Thirdly Christ appeared not just to individuals but to large groups of men and women.  The New Testament records the principle names even of the women who saw Him.  As I have just said  women were not considered reliable witnesses so why mention them?  They are mentioned because they had seen the Lord.  These appearances were not visions, for they ate and drank with Him, walked and talked with Him, and even put their hands into His wounds.  Many years later John writes in one of his letters of his amazement at the resurrection.  Paul, in listing those who had seen the risen Lord, including himself, says in passing that many of these witnesses were still alive.  Why does he mention them?  He mentions them so that they could be consulted on what they had seen.
Lastly the apostles and disciples insisted from the very beginning that our Lord had risen from the dead.  It is thecentral point of their preaching: Christ died and is risen!  Jews at that time had no expectation of any resurrection before the Day of Judgment.  In addition their understanding of the Messiah was of one who would establish an earthly Kingdom.  The shameful crucifixion and death of our Lord was seen as a contradiction of this.  That’s why the Jewish leaders had pushed for our Lord to be crucified! Yet the disciples go out to proclaim that our Lord is the Messiah and the evidence they point to is His resurrection.  In return they were persecuted, tortured and all but one of them was martyred.  The gospel, the message of the death and resurrection of our Lord, brought them toil and suffering.  It separated them from their families and communities and sent them all over the known world and beyond.  It even cost them their lives.  It did not make them famous, nor did it make them rich or powerful. Yet they continued to assert Christ rose from the dead.  If someone is willing to put not only his money and his comfort but also his very life where his mouth is then he must be telling the truth.
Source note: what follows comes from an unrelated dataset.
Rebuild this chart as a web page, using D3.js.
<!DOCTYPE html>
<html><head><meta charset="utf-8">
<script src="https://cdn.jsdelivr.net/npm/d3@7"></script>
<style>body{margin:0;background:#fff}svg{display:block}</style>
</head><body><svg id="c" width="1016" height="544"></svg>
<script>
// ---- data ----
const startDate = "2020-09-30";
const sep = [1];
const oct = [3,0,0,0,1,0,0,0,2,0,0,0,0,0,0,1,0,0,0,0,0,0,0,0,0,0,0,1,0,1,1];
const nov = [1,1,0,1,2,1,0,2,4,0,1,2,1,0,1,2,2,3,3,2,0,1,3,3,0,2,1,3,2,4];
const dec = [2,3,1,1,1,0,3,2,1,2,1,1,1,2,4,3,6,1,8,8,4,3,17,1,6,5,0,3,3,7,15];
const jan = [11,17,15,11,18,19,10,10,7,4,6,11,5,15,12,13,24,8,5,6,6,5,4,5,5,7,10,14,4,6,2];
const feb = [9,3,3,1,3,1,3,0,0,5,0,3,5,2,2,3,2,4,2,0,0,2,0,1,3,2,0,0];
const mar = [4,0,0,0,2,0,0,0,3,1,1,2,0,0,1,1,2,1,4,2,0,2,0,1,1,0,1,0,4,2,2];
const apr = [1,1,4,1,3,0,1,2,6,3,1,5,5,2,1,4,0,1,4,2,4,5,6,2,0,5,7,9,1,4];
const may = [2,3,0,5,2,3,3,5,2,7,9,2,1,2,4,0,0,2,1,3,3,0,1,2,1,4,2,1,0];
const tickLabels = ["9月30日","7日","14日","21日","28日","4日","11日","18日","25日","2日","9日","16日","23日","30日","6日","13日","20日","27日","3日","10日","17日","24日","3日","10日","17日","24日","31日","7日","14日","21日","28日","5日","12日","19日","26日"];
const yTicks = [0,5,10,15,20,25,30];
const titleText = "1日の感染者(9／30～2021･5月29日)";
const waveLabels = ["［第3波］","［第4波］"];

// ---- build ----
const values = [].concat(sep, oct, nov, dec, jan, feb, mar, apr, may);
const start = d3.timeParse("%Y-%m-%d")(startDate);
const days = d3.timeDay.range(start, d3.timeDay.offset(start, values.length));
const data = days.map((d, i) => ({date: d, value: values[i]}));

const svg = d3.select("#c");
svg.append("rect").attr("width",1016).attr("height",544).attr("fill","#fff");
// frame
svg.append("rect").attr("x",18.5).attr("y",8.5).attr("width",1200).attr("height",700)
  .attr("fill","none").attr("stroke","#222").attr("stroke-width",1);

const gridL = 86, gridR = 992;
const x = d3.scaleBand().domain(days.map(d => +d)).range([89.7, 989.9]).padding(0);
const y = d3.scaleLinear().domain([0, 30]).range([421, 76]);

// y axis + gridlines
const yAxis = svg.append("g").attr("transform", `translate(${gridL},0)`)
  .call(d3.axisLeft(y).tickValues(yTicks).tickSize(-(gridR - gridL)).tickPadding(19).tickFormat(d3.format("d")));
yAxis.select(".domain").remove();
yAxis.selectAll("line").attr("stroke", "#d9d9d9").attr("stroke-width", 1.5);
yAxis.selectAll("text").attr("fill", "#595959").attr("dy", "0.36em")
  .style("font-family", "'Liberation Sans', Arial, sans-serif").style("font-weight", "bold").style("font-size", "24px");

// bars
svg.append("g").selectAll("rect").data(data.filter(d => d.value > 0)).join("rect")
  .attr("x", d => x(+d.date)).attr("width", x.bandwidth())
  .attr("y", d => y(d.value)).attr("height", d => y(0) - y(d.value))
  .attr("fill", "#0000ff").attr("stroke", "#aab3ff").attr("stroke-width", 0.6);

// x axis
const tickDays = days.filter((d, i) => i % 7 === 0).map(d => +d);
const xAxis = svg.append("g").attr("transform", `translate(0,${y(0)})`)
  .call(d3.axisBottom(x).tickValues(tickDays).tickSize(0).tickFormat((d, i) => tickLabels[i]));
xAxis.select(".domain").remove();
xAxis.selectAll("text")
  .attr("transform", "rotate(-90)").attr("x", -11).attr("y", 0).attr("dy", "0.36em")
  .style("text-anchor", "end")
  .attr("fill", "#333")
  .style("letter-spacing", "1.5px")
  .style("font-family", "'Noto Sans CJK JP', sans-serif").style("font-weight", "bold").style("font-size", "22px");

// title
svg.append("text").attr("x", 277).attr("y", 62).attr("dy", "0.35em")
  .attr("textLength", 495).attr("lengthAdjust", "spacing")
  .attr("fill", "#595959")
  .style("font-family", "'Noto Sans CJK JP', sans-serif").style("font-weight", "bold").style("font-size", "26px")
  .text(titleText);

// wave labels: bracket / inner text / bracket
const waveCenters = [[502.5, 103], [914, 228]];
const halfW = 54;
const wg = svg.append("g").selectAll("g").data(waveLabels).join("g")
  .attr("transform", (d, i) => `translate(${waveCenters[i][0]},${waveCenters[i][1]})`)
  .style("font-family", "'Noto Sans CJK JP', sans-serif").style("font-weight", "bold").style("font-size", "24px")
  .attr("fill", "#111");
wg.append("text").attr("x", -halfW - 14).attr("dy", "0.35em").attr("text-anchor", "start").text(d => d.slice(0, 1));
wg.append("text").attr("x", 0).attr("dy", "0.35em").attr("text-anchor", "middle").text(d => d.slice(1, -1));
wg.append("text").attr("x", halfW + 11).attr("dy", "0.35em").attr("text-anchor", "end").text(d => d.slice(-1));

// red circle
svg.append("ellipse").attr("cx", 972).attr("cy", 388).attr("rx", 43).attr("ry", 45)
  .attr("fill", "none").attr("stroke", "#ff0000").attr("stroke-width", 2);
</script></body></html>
There are other evidences that support the truth of the resurrection and of our Faith. I could point to the extraordinarily rapid growth of the Church despite persecution.  I could point to the work of His grace in all the saints down the ages.  I could point to the Shroud of Turin and all the recent work on it that reinforces the belief that it is not only Christ’s shroud but also a witness to the resurrection.  I urge you to research these things for yourselves.  Arm yourselves with the truth of the Faith.  



So the resurrection of our Lord is well attested.  In rising from the dead He did not merely resuscitate.  He did not return to His earthly life.  Instead He no longer hid His divinity but rather He began to manifest it through His Church.  His life was one long revelation of His loving obedience to, and His worship of, the Father.  It reached a crescendo on the cross on Good Friday when He offered all of Himself, His humanity and His divinity, to the Father on our behalf.  It was the completion of His 'YES!' to the Father.  Then came silence, the silence of Holy Saturday.  On the third day the Father gave His 'YES' to the Son by raising Him from the dead and in His resurrection we too rise.
Perhaps the most accessible evidence of the resurrection is us.  If we inform and live our Faith, we will come to understand better what we believe.  As we believe more deeply, we will love our Lord more.  As we love our Lord more we will love our neighbour more.  As we love our neighbour more they will come to see that Christ is not dead, He is risen.  Indeed He is truly risen!